Sig or Aerogloss Butrate Dope can also be used.  Just a word of caution here.  If you are spraying any of the colored lacquers or the Alclad lacquers, don’t do it in a high humidity environment.  Humidity will cause the paint to “blush”, so a word to the wise.  The color coat was left to dry for 30 minutes by the clock.

 

Sunday 10:30 AM – Step #3       

I then use a product called MicroMesh, available from Micro Mark (if you don’t have one of their catalogs, by all means get one!
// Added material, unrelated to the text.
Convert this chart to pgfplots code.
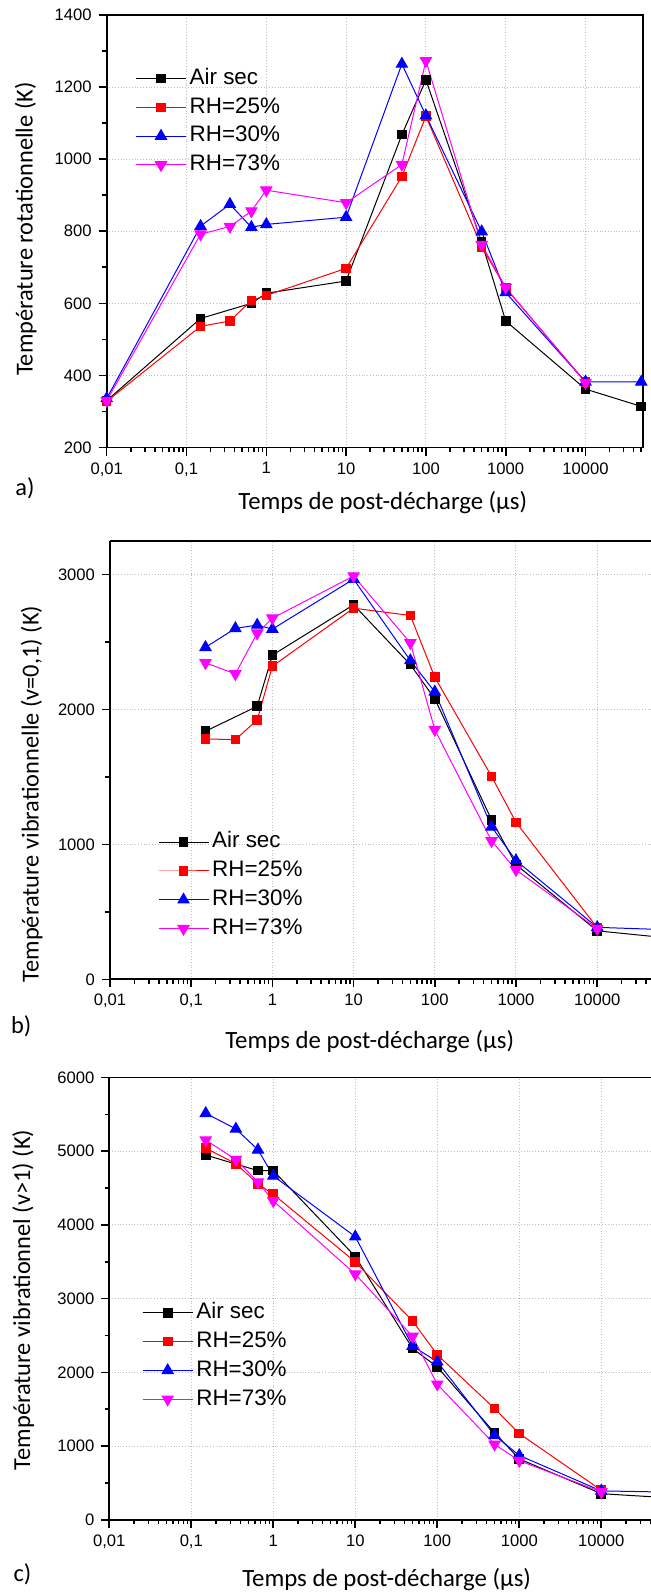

Lots of neat stuff!) either in polishing cloths or small pads that range from 2,400 grit through 12,000 grit.  Usually I start with 2,400 and finish up with 12,000, water sanding with both grades.  When you are satisfied with the smoothness and the gloss of the finish, time for another alcohol wipe down.  After drying, the base coat of Aluminum Alclad is applied.  For informational purposes, I almost exclusively use a Pashe single action airbrush with the finest tip using 12-15 lbs pressure, but any good airbrush will do.

 

Sunday 10:50 AM – Step #4

The first shade, Aluminum is applied and allowed to dry for 15 minutes before masking.

 

I have found that the best source of masking dissimilar panels is a set of good black and white photographs.  After the masks, using Tamaya tape, are in place, the second shade, Polished Aluminum, is applied.  Another 15-20 minute drying period, and masking for the next color begins.

 

Sunday 11:45 AM – Step #5          

With the masks in place, the third color, Dark Aluminum, is applied.  Another 15-20 minute wait and masks for color 4 are applied.

 

Sunday 12:10 PM – Step #6

 

LUNCH – A must!!

 

Sunday 12:30 PM – Step #7

The next color, Magnesium, is now applied.  Another 15 minute wait, then yet more masking.

 

Sunday 13:05 PM – Step #8

Stainless Steel – Here I cut a small corner.  Instructions call for with both chrome and stainless steel to coat these panels with gloss black enamel prior to applying the Alclad.  What this does, is improve reflectivity with these high polished finishes, but I didn’t want a “super brite” stainless finish.  I sprayed the stainless directly on the previous shade of Alclad and they came out quite well, albeit not as “knock your eyes” out with brilliance as if pre-coated.

 

Sunday 13:30 PM – Step #9

 

After another 20 minute wait, the final colors, flat black anti glare and ADC grey fin tip were sprayed.

 

Sunday 14:00 – Step #10

The aircraft is now read for decaling.  Caution!  Use nothing stronger that micro set (blue bottle) for a setting solution.  And use it sparingly…Don’t let the solution set on a painted area any longer than absolutely necessary.  After I apply it, I use small cut up pieces of paper towel to remove any excess that is not directly on the decal itself.  I normally wait about 30-45 seconds before applying first a dry q-tip to place the decal followed by pressing hard into place with the paper towel segment.  All decals, once in place, were allowed to dry for one hour.

 

Sunday 15:30 – Step #11

Wash and weather:  I use tube water colors for a wash, thinned with water and a few drops of laundry detergent.  Colors I use are black and dark umber mixed together.  These are applied with a pointed brush in the panel lines (Neatness is not necessary) and left to dry for 30 minutes.

 

The excess wash is then removed by using those small squares of paper towel, slightly dampened (I will just touch the towel to the inside of my lower lip!).  Wipe the excess in the direction the aircraft flies, removing as little or as much as suits you.  When complete, I will use a dry paper towel to take off any unwanted residue.

 

Sunday 16:25 – Step #12

At this point, aside from final assembly (10 minutes) you’re finished.  I strongly recommend against over coating Alclad with anything, flat or gloss, in that it will tend to eliminate most of the color differentiation, which is what we set out to accomplish in the first place.

 

And there you have it…Scorpion for a Sunday!!!

 

Sunday 16:45 – Step #15  -  FINITO!

In conclusion, this product is the finest of its kind that I have seen in over 50 years of pursuing the consummate Natural Metal Finish.  Strongly recommended !!